Ob es sinnvoll ist, der Familie eine Vereinbarung vorzuschlagen, könne nur die Baugenossenschaft entscheiden. Die grosszügigen Reiheneinfamilienhäuser seien Anfang der 2000er-Jahre erstellt worden. Die Stadt Zürich habe Baugenossenschaften damals dazu gedrängt, grosse und attraktive Wohnungen zu erstellen.

Bei der BGZ, der Baugenossenschaft Zentralstrasse, handle es sich um eine nicht-subventionierte Baugenossenschaft und nicht um eine Mietergenossenschaft. Das heisst: «Es braucht keine besonderen Voraussetzungen, um eine Wohnung bei der BGZ zu mieten», sagt der Chefarzt zu Inside Paradeplatz. Anders als bei subventionierten Wohnungen wird hier nur am Anfang des Mietverhältnisses der Lohn kontrolliert, danach nicht mehr.

«Das dürfte ein Einzelfall sein»

«Der Mieterinnen- und Mieterverband findet es richtig, dass Genossenschaften auf Belegungsvorschriften achten – auch während der Mietdauer», sagt Walter Angst. Damit gewährleiste man, dass die Siedlungen durchmischt sind und an Haushalte vermietet werden, die auf zahlbaren Wohnraum angewiesen sind. Die Vermietungspraxis der Baugenossenschaft sei ihm nicht bekannt.

Vermietung nach gemeinnützigen Kriterien

In der Stadt Zürich sind 41'100 Wohnungen im Besitz von Wohnbaugenossenschaften, vermelden die Wohnbaugenossenschaften Schweiz, der Verband der gemeinnützigen Wohnbauträger.
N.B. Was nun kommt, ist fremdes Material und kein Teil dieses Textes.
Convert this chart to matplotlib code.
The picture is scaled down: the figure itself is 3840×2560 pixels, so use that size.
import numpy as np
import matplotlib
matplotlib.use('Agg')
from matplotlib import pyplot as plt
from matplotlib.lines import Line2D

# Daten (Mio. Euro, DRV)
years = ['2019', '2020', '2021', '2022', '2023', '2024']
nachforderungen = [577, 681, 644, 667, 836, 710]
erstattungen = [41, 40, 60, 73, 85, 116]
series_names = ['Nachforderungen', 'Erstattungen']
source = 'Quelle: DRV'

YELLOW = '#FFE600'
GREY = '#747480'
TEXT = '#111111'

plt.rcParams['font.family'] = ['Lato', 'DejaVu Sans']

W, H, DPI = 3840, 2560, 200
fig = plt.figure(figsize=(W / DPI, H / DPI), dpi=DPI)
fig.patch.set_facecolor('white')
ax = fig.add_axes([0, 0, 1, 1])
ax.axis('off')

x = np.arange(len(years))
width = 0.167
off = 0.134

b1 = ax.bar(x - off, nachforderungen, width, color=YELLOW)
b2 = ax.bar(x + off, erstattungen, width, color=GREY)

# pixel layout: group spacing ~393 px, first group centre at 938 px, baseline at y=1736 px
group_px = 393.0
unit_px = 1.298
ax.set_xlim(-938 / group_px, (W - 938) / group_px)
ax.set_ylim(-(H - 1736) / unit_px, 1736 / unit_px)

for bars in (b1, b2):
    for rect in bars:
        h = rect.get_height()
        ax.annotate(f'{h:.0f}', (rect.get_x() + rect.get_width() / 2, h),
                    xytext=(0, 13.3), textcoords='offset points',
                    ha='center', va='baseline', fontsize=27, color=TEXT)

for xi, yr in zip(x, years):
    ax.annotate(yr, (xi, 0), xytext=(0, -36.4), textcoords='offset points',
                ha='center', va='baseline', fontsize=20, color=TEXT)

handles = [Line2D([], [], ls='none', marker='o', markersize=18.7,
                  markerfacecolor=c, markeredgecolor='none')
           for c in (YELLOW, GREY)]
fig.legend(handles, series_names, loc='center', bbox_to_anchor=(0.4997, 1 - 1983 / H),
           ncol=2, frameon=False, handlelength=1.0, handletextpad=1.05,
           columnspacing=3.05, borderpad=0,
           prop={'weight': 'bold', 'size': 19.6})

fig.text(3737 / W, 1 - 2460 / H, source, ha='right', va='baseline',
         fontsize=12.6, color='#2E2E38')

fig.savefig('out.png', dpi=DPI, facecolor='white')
Weitere 14'500 Wohnungen befinden sich im Besitz der Stadt Zürich und werden ebenfalls überwiegend nach gemeinnützigen Kriterien vermietet.
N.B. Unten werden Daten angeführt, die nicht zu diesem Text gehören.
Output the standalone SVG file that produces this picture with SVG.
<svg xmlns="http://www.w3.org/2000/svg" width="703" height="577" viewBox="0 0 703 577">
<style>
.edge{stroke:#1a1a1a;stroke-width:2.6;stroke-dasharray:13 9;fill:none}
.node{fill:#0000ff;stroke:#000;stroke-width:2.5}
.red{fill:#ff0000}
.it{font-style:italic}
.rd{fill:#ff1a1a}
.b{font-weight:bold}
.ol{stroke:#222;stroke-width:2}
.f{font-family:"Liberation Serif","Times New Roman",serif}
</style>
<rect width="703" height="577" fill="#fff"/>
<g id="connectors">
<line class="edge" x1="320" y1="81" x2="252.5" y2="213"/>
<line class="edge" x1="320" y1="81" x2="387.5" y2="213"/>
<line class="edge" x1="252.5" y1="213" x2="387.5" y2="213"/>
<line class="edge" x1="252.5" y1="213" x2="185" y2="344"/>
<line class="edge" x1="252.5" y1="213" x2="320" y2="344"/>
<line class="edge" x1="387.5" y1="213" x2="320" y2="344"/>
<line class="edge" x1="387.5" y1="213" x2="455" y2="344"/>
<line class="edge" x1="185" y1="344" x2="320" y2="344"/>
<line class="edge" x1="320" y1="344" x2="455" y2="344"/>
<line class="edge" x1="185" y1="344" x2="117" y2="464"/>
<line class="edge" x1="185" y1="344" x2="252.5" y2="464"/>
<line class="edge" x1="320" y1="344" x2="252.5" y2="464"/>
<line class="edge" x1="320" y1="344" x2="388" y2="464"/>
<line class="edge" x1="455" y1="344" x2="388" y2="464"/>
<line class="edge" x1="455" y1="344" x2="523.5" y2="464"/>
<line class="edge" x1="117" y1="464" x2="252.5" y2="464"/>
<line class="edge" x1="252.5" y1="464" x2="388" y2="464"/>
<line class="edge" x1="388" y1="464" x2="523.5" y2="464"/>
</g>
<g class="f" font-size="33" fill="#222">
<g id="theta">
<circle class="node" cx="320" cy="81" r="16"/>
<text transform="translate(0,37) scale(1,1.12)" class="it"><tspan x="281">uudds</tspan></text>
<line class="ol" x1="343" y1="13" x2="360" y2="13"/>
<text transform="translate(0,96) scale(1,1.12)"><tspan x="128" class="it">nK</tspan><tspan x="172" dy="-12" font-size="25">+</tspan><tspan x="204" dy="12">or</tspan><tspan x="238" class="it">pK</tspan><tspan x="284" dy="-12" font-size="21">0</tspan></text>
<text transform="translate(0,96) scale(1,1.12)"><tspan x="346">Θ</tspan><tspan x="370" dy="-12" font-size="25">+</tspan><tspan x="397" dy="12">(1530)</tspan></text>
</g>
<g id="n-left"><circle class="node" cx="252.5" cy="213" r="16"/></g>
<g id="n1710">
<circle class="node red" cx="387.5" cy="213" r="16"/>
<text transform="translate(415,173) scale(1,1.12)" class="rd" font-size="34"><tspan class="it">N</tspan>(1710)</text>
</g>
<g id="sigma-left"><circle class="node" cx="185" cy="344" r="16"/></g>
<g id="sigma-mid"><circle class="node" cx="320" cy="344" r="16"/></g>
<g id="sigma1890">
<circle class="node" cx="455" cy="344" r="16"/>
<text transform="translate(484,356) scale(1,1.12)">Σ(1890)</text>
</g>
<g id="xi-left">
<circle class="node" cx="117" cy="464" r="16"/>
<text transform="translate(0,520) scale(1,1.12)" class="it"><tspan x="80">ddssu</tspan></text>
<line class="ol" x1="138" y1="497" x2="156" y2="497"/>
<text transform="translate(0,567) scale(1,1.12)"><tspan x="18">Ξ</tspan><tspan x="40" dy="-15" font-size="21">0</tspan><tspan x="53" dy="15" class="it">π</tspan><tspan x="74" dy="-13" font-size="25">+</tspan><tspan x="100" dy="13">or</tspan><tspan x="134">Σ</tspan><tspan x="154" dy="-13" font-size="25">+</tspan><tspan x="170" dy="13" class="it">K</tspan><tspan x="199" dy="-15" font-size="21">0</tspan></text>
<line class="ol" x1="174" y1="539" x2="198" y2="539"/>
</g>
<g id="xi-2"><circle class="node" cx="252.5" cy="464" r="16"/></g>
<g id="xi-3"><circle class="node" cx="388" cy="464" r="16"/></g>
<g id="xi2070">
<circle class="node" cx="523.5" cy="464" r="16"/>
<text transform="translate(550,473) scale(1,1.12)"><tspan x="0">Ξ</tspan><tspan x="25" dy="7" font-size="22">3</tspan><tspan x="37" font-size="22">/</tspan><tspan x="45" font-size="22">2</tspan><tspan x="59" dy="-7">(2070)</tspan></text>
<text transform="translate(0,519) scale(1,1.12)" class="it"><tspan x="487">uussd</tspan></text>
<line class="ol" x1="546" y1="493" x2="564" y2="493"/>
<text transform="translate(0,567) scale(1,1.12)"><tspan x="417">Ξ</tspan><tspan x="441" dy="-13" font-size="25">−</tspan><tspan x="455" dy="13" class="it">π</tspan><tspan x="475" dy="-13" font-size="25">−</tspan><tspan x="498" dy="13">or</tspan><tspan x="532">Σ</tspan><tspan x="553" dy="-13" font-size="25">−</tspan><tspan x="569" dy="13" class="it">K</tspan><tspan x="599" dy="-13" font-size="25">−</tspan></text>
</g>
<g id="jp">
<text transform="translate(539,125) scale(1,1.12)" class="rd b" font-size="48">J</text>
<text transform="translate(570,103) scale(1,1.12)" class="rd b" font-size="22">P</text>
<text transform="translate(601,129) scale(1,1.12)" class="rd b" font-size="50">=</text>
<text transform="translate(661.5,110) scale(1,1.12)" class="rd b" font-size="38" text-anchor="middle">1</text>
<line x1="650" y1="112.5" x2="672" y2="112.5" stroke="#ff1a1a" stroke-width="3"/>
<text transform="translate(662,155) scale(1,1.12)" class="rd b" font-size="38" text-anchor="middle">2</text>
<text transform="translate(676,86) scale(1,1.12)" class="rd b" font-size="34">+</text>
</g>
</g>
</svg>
Die BGZ sagt gegenüber «20 Minuten» zum vorliegenden Fall, dass ihnen die Hände gebunden seien. Man setze deshalb auf die Eigenverantwortung der Anwohnerinnen und Anwohner: «Wir sind darauf angewiesen, dass die Mieterinnen und Mieter, die viel verdienen, freiwillig ihre Wohnungen hergeben.»